Herr Demir, ausländische Fachkräfte, die nach Deutschland kommen möchten, stoßen auf große bürokratische Hürden. Fehlt es uns an einer Willkommenskultur?
Wir haben über 600 Ausländerbehörden in Deutschland. Das ist nicht per se schlecht. Aber wenn die Standards unterschiedlich sind und so manche Behörde noch gar nicht digital kommunizieren kann, dann ist das ein Problem. Bürokratie muss es geben, das ist klar. Es muss zum Beispiel geprüft werden, dass jemand, der nach Deutschland kommt, einen Arbeitsvertrag hat, mehr als Mindestlohn verdient, dass kein Lohndumping entsteht und die Arbeitsbedingungen gut sind. Aber die Bürokratie fängt ja schon damit an, dass man im Ausland sehr lang auf ein Visum wartet. Das sorgt nicht dafür, dass sich eine Person willkommen fühlt. Jemand aus Indien, der zum einen hört, dass das Verfahren sechs Monate bis ein Jahr dauert, und zum anderen, dass auf Sylt „Ausländer raus“ gesungen wird, der kommt nicht nach Deutschland. Die Bürokratie ist noch nicht „Willkommenskultur plus“, aber wir haben auch eine Gesellschaft, die in Teilen keine Willkommenskultur will.
Hat das Fachkräfteeinwanderungsgesetz zumindest hinsichtlich der Bürokratie Verbesserungen gebracht?
Wir haben mit dem Fachkräfteeinwanderungsgesetz versucht, das eine oder andere zu erleichtern. Beispielsweise kann jetzt eine Person nach Deutschland kommen, wenn sie hier einen Arbeitsvertrag hat und zwei Jahre Ausbildung plus zwei Jahre Berufserfahrung mitbringt, zum Beispiel als Koch oder als Mechatronikerin. Dann muss sie kein Anerkennungsverfahren durchlaufen. Und wir haben auch eingeführt, dass jemand mit einem Visum zwölf Monate hierbleiben kann, ohne sofort zur Ausländerbörde laufen und einen Aufenthaltstitel einholen zu müssen.
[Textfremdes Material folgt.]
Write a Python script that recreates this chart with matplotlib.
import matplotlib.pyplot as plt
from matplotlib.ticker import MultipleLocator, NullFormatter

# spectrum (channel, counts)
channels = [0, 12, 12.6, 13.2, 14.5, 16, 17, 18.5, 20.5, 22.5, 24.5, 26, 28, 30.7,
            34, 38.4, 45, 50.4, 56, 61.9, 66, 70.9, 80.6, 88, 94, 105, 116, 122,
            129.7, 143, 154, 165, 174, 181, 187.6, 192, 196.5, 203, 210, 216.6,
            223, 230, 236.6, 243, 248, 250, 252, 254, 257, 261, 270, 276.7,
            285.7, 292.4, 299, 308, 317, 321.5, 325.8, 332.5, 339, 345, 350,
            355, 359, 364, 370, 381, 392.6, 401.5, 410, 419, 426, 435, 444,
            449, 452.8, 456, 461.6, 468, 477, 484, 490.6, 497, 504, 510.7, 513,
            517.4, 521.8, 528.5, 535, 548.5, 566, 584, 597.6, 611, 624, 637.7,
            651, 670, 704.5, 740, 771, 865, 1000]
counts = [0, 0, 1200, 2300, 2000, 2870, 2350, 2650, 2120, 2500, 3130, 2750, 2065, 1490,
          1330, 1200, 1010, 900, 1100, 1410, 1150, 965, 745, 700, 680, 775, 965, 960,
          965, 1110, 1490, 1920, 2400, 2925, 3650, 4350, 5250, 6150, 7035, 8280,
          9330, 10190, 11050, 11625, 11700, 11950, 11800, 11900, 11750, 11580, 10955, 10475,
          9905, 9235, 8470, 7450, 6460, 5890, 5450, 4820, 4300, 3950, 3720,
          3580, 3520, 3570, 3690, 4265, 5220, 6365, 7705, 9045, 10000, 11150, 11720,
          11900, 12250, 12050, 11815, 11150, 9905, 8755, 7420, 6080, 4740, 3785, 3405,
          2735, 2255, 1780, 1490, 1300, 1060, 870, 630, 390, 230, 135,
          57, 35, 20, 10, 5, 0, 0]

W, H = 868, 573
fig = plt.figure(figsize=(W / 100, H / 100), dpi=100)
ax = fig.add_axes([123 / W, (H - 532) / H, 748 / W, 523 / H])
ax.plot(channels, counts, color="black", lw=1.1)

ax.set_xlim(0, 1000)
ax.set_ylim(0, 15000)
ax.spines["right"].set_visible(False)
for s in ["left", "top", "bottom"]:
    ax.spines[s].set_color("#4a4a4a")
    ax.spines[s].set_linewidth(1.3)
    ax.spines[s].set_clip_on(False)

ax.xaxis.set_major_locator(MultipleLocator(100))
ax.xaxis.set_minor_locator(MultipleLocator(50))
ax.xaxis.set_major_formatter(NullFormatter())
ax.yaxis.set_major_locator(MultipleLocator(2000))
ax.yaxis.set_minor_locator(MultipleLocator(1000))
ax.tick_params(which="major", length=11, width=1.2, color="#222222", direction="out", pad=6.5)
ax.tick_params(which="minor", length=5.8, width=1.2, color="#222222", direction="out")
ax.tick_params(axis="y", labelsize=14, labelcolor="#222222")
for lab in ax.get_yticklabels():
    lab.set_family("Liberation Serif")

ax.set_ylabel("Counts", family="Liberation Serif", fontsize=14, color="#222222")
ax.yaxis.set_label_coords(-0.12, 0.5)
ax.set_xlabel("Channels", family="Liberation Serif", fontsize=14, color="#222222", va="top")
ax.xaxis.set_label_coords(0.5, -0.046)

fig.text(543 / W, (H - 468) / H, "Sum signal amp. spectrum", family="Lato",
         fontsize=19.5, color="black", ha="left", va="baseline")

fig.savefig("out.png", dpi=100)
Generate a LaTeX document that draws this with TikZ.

Die Person kann erst einmal ankommen. Ein paar Vereinfachungen haben wir also schon geschaffen, aber ich würde nicht sagen, dass wir am Ende des Weges sind. Seit dem 1.1.2025 ist zumindest das Visa-Verfahren digitalisiert. Aber auch bei den Behördenkontakten in Deutschland können wir noch mehr vereinfachen.
Wie sehen Sie die Beratungsangebote und Hilfsstrukturen für die Menschen, die bereits in Deutschland angekommen sind. Reichen die aus?
Da ist in den letzten Jahrzehnten viel entstanden. Als mein Großvater 1970 aus der Türkei nach Deutschland gekommen ist, da gab es keine Integrationskurse, da gab es gar nichts. Und dann hat man sich gewundert, warum er kein Deutsch spricht. Heute gibt es Integrationskurse, Erwachsenenberatung, Asylverfahrensberatung, Jugendmigrationsdienste von Diakonie, AWO und anderen. All das kostet uns viel Geld, aber das müssen wir uns auch leisten. Diese Angebote müssen noch besser finanziert werden. Der Bedarf ist groß. Ich habe noch von keiner Sozialberaterin gehört, die sich beschwert, dass zu wenig Leute in die Beratung kämen.
Was halten Sie von dem Ansatz, Fachkräfte schon im Ausland zu beraten, bevor sie zu uns kommen?
Es gibt vom Entwicklungsministerium finanzierte Migrationszentren zum Beispiel in Marokko oder Tunesien, die die Aufgabe haben, Menschen schon vor Ort aufzuklären, welche Möglichkeiten und Voraussetzungen es gibt, nach Deutschland zu kommen. Von solchen Zentren gibt es aber nur sehr wenige, das ist eher Zukunftsmusik. Private Unternehmen sind auch in den Herkunftsländern tätig und vermitteln Arbeitskräfte nach Deutschland. Aber das sehe ich eher kritisch. Da gibt es viel Wettbewerb, da werden Menschen vielleicht teilweise auch zur Ware. Da braucht es wahrscheinlich eine Regulierung, etwa hinsichtlich der hohen Gebühren, die die Menschen für ihre Vermittlung bezahlen.